Friday (9 December): Divine disappointment
Isaiah 48:17-19; Matthew 11:16-19
‘If only you had been alert to my commandments, your happiness would have been like a river.’ (Isaiah 48:18)
We meet God in different guises in the writings of Israel’s prophets. At times, as at the beginning of Isaiah, we view him as a majestic and holy God enthroned in heaven like an earthly monarch surrounded by a court of powerful angels, but at other times, such as in the Isaiah passage we hear today, he seems remarkably human, expressing emotions familiar to each of us, such as disappointment.
In his disappointment, God speaks of a river. There was a river which watered the garden of Eden which God prepared for our first parents. He speaks of children numbered as ‘grains of the sand’. God had promised Abraham children who would be numbered as the grains of sand on the seashore. God is disappointed. Humanity’s flawed human response to his promises had brought them to nothing. But God is the Holy One and the redeemer and St Paul assures us that God ‘never takes back his gifts or revokes his choice’.
A similar stubbornness and resistance to God’s generosity is reflected in our gospel reading from Matthew. Whether God spoke to his people through the asceticism of John the Baptist who came ‘neither eating nor drinking’ or through the generosity of Jesus who came as ‘Son of Man, eating and drinking’, his hearers proved deaf to his message. This mid-point of Advent may be a wake-up call to us as we prepare to celebrate the ‘joyful’ Sunday of Advent that is upon us. Pray that we may not disappoint God.
Father, it does happen that children at times disappoint their parents and promises do not come to fruition. May we pause on this Advent day to reflect on how we have disappointed our God, who is our creator and redeemer, and let us ask for forgiveness. Through Christ our Lord.
Saturday (10 December): The Elijah day
Ecclesiasticus 48:1-4, 9-11; Matthew 17:10-13
‘To turn the hearts of fathers towards their children.’ (Ecclesiasticus 48:10)
We all enjoy remembering and quoting wise sayings of grandparents and other respected figures from the past. The author of the book of Ecclesiasticus was proud to pass on the wisdom which his grandfather taught him. This included treasured reflections on the heroes of Israel’s history, and among these was the prophet Elijah. He passes on traditions which we find recorded in attractive and dramatic detail in the Books of Kings.

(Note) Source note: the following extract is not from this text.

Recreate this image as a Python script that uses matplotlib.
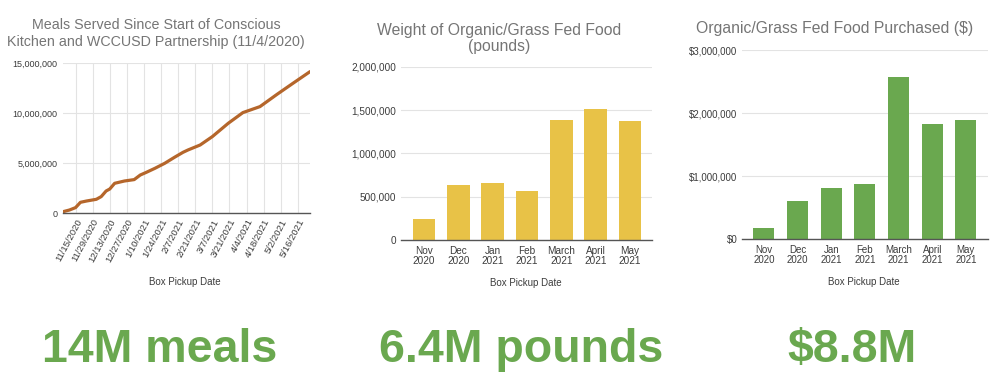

This Elijah, said to have been carried to heaven by horses of fire in a chariot of fire, was expected to return before the God’s final judgment of the world; part of his mission was, in the words of the prophet Malachi, ‘to turn the hearts of fathers towards their children and the hearts of children towards their fathers’, to effect reconciliation between family members. These words were quoted by the angel Gabriel when he announced the birth of John the Baptist to his father, Zechariah. This John would wear the costume of Elijah and share his diet. Like Elijah confronting Ahab, John would confront the powerful of his day in the person of Herod Antipas.
Coming down the mountain of the Transfiguration, Jesus confirmed to his disciples that Elijah had returned in the person of John the Baptist. In all the gospels, John played an essential part in announcing the mission of Jesus. The gospel passages appointed for the third week of Advent all speak of John. May his person and career enrich our own prayerful preparation for Christmas.
Father, may we learn to treasure the wisdom of the past and its heroes, too. As we reflect on the mission of Elijah, may we with John the Baptist become agents of reconciliation not only between parents and children, but between all members of the human family. Through Christ the Lord.